**WHAT IS NEEDED:**
All of the material should be reproduced exactly, with pictures left out.

****************

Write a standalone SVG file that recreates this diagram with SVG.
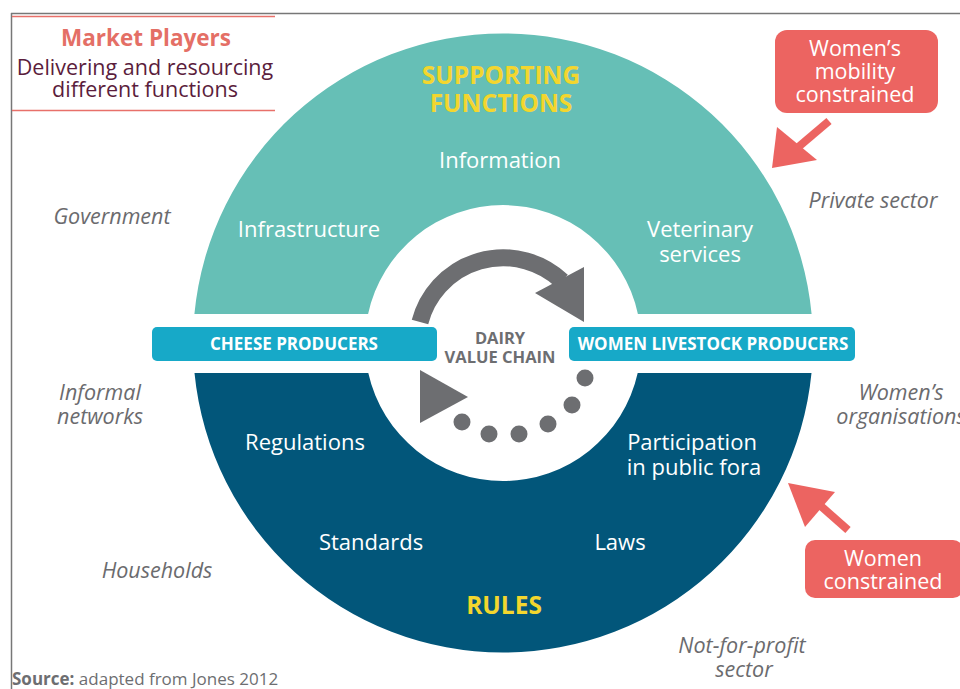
<svg xmlns="http://www.w3.org/2000/svg" width="960" height="689" viewBox="0 0 960 689">
<defs>
<style>
.t{font-family:"Open Sans","Noto Sans","Liberation Sans",sans-serif}
.w{fill:#ffffff;font-size:22px;text-anchor:middle}
.y{fill:#f3d62e;font-size:24.5px;font-weight:bold;text-anchor:middle}
.g{fill:#6b6b6e;font-size:21.5px;font-style:italic;text-anchor:middle}
.bar{fill:#17a9c8}
.bt{fill:#ffffff;font-size:17px;font-weight:bold;text-anchor:middle}
.red{fill:#ec6461}
.rt{fill:#ffffff;font-size:21.5px;text-anchor:middle}
.dot{fill:#6d6e71}
</style>
</defs>
<rect width="960" height="689" fill="#ffffff"/>
<g id="frame" stroke="#777" stroke-width="1.5" fill="none">
<path d="M11,13.5 H960 M11.5,13 V689"/>
</g>
<g id="title">
<path d="M12,16.5 H275 M12,110.5 H275" stroke="#e8706a" stroke-width="1.5"/>
<text class="t" x="146" y="46" fill="#e46f66" font-size="22.5" font-weight="bold" text-anchor="middle">Market Players</text>
<text class="t" x="145" y="75" fill="#5b1d3c" font-size="21.5" text-anchor="middle">Delivering and resourcing</text>
<text class="t" x="145" y="97" fill="#5b1d3c" font-size="21.5" text-anchor="middle">different functions</text>
</g>
<g id="supporting-functions">
<path d="M194.4,314 A310,310 0 0 1 811.6,314 L637.9,314 A138,138 0 0 0 368.1,314 Z" fill="#66bfb6"/>
<text class="t y" x="501" y="84">SUPPORTING</text>
<text class="t y" x="501" y="112">FUNCTIONS</text>
<text class="t w" x="500" y="168">Information</text>
<text class="t w" x="309" y="237">Infrastructure</text>
<text class="t w" x="700" y="237">Veterinary</text>
<text class="t w" x="700" y="262">services</text>
</g>
<g id="rules">
<path d="M194.5,373 A310,310 0 0 0 811.5,373 L637.7,373 A138,138 0 0 1 368.3,373 Z" fill="#02567a"/>
<text class="t w" x="305" y="450">Regulations</text>
<text class="t w" x="692" y="450">Participation</text>
<text class="t w" x="694" y="475">in public fora</text>
<text class="t w" x="371" y="550">Standards</text>
<text class="t w" x="620" y="550">Laws</text>
<text class="t y" x="504" y="614">RULES</text>
</g>
<g id="cheese-producers">
<rect class="bar" x="152" y="327" width="285" height="34" rx="5"/>
<text class="t bt" x="294" y="350">CHEESE PRODUCERS</text>
</g>
<g id="women-livestock-producers">
<rect class="bar" x="569" y="327" width="286" height="34" rx="5"/>
<text class="t bt" x="713" y="350">WOMEN LIVESTOCK PRODUCERS</text>
</g>
<g id="dairy-value-chain">
<text class="t" x="500" y="344" fill="#6d6e71" font-size="16.5" font-weight="bold" text-anchor="middle">DAIRY</text>
<text class="t" x="500" y="363" fill="#6d6e71" font-size="16.5" font-weight="bold" text-anchor="middle">VALUE CHAIN</text>
</g>
<g id="connectors">
<path d="M420,322 A86,86 0 0 1 562,281" fill="none" stroke="#6d6e71" stroke-width="17"/>
<polygon points="535,293 584,267 584,322" fill="#6d6e71"/>
<polygon points="420,370 468,397 420,423" fill="#6d6e71"/>
<circle class="dot" cx="462" cy="422" r="8.5"/>
<circle class="dot" cx="489" cy="434" r="8.5"/>
<circle class="dot" cx="519" cy="434" r="8.5"/>
<circle class="dot" cx="548" cy="424" r="8.5"/>
<circle class="dot" cx="572" cy="405" r="8.5"/>
<circle class="dot" cx="585" cy="378" r="8.5"/>
<path d="M829,121 L796,149" stroke="#ec6461" stroke-width="8"/>
<polygon points="772,168 777,127 817,160" fill="#ec6461"/>
<path d="M848,530 L814,500" stroke="#ec6461" stroke-width="8"/>
<polygon points="788,483 835,492 805,527" fill="#ec6461"/>
</g>
<g id="mobility-constrained">
<rect class="red" x="775" y="30" width="163" height="83" rx="12"/>
<text class="t rt" x="855" y="56">Women’s</text>
<text class="t rt" x="855" y="79">mobility</text>
<text class="t rt" x="855" y="102">constrained</text>
</g>
<g id="women-constrained">
<rect class="red" x="805" y="540" width="158" height="58" rx="10"/>
<text class="t rt" x="883" y="566">Women</text>
<text class="t rt" x="883" y="589">constrained</text>
</g>
<g id="actors">
<text class="t g" x="112" y="224">Government</text>
<text class="t g" x="873" y="208">Private sector</text>
<text class="t g" x="100" y="400">Informal</text>
<text class="t g" x="100" y="424">networks</text>
<text class="t g" x="901" y="400">Women’s</text>
<text class="t g" x="901" y="424">organisations</text>
<text class="t g" x="157" y="578">Households</text>
<text class="t g" x="742" y="653">Not-for-profit</text>
<text class="t g" x="744" y="677">sector</text>
</g>
<g id="source">
<text class="t" x="12" y="685" fill="#6d6e71" font-size="17"><tspan font-weight="bold">Source:</tspan> adapted from Jones 2012</text>
</g>
</svg>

****************

**EXERCISE SOLUTION:**
Write a standalone SVG file that recreates this diagram with SVG.
<svg xmlns="http://www.w3.org/2000/svg" width="960" height="689" viewBox="0 0 960 689">
<defs>
<style>
.t{font-family:"Open Sans","Noto Sans","Liberation Sans",sans-serif}
.w{fill:#ffffff;font-size:22px;text-anchor:middle}
.y{fill:#f3d62e;font-size:24.5px;font-weight:bold;text-anchor:middle}
.g{fill:#6b6b6e;font-size:21.5px;font-style:italic;text-anchor:middle}
.bar{fill:#17a9c8}
.bt{fill:#ffffff;font-size:17px;font-weight:bold;text-anchor:middle}
.red{fill:#ec6461}
.rt{fill:#ffffff;font-size:21.5px;text-anchor:middle}
.dot{fill:#6d6e71}
</style>
</defs>
<rect width="960" height="689" fill="#ffffff"/>
<g id="frame" stroke="#777" stroke-width="1.5" fill="none">
<path d="M11,13.5 H960 M11.5,13 V689"/>
</g>
<g id="title">
<path d="M12,16.5 H275 M12,110.5 H275" stroke="#e8706a" stroke-width="1.5"/>
<text class="t" x="146" y="46" fill="#e46f66" font-size="22.5" font-weight="bold" text-anchor="middle">Market Players</text>
<text class="t" x="145" y="75" fill="#5b1d3c" font-size="21.5" text-anchor="middle">Delivering and resourcing</text>
<text class="t" x="145" y="97" fill="#5b1d3c" font-size="21.5" text-anchor="middle">different functions</text>
</g>
<g id="supporting-functions">
<path d="M194.4,314 A310,310 0 0 1 811.6,314 L637.9,314 A138,138 0 0 0 368.1,314 Z" fill="#66bfb6"/>
<text class="t y" x="501" y="84">SUPPORTING</text>
<text class="t y" x="501" y="112">FUNCTIONS</text>
<text class="t w" x="500" y="168">Information</text>
<text class="t w" x="309" y="237">Infrastructure</text>
<text class="t w" x="700" y="237">Veterinary</text>
<text class="t w" x="700" y="262">services</text>
</g>
<g id="rules">
<path d="M194.5,373 A310,310 0 0 0 811.5,373 L637.7,373 A138,138 0 0 1 368.3,373 Z" fill="#02567a"/>
<text class="t w" x="305" y="450">Regulations</text>
<text class="t w" x="692" y="450">Participation</text>
<text class="t w" x="694" y="475">in public fora</text>
<text class="t w" x="371" y="550">Standards</text>
<text class="t w" x="620" y="550">Laws</text>
<text class="t y" x="504" y="614">RULES</text>
</g>
<g id="cheese-producers">
<rect class="bar" x="152" y="327" width="285" height="34" rx="5"/>
<text class="t bt" x="294" y="350">CHEESE PRODUCERS</text>
</g>
<g id="women-livestock-producers">
<rect class="bar" x="569" y="327" width="286" height="34" rx="5"/>
<text class="t bt" x="713" y="350">WOMEN LIVESTOCK PRODUCERS</text>
</g>
<g id="dairy-value-chain">
<text class="t" x="500" y="344" fill="#6d6e71" font-size="16.5" font-weight="bold" text-anchor="middle">DAIRY</text>
<text class="t" x="500" y="363" fill="#6d6e71" font-size="16.5" font-weight="bold" text-anchor="middle">VALUE CHAIN</text>
</g>
<g id="connectors">
<path d="M420,322 A86,86 0 0 1 562,281" fill="none" stroke="#6d6e71" stroke-width="17"/>
<polygon points="535,293 584,267 584,322" fill="#6d6e71"/>
<polygon points="420,370 468,397 420,423" fill="#6d6e71"/>
<circle class="dot" cx="462" cy="422" r="8.5"/>
<circle class="dot" cx="489" cy="434" r="8.5"/>
<circle class="dot" cx="519" cy="434" r="8.5"/>
<circle class="dot" cx="548" cy="424" r="8.5"/>
<circle class="dot" cx="572" cy="405" r="8.5"/>
<circle class="dot" cx="585" cy="378" r="8.5"/>
<path d="M829,121 L796,149" stroke="#ec6461" stroke-width="8"/>
<polygon points="772,168 777,127 817,160" fill="#ec6461"/>
<path d="M848,530 L814,500" stroke="#ec6461" stroke-width="8"/>
<polygon points="788,483 835,492 805,527" fill="#ec6461"/>
</g>
<g id="mobility-constrained">
<rect class="red" x="775" y="30" width="163" height="83" rx="12"/>
<text class="t rt" x="855" y="56">Women’s</text>
<text class="t rt" x="855" y="79">mobility</text>
<text class="t rt" x="855" y="102">constrained</text>
</g>
<g id="women-constrained">
<rect class="red" x="805" y="540" width="158" height="58" rx="10"/>
<text class="t rt" x="883" y="566">Women</text>
<text class="t rt" x="883" y="589">constrained</text>
</g>
<g id="actors">
<text class="t g" x="112" y="224">Government</text>
<text class="t g" x="873" y="208">Private sector</text>
<text class="t g" x="100" y="400">Informal</text>
<text class="t g" x="100" y="424">networks</text>
<text class="t g" x="901" y="400">Women’s</text>
<text class="t g" x="901" y="424">organisations</text>
<text class="t g" x="157" y="578">Households</text>
<text class="t g" x="742" y="653">Not-for-profit</text>
<text class="t g" x="744" y="677">sector</text>
</g>
<g id="source">
<text class="t" x="12" y="685" fill="#6d6e71" font-size="17"><tspan font-weight="bold">Source:</tspan> adapted from Jones 2012</text>
</g>
</svg>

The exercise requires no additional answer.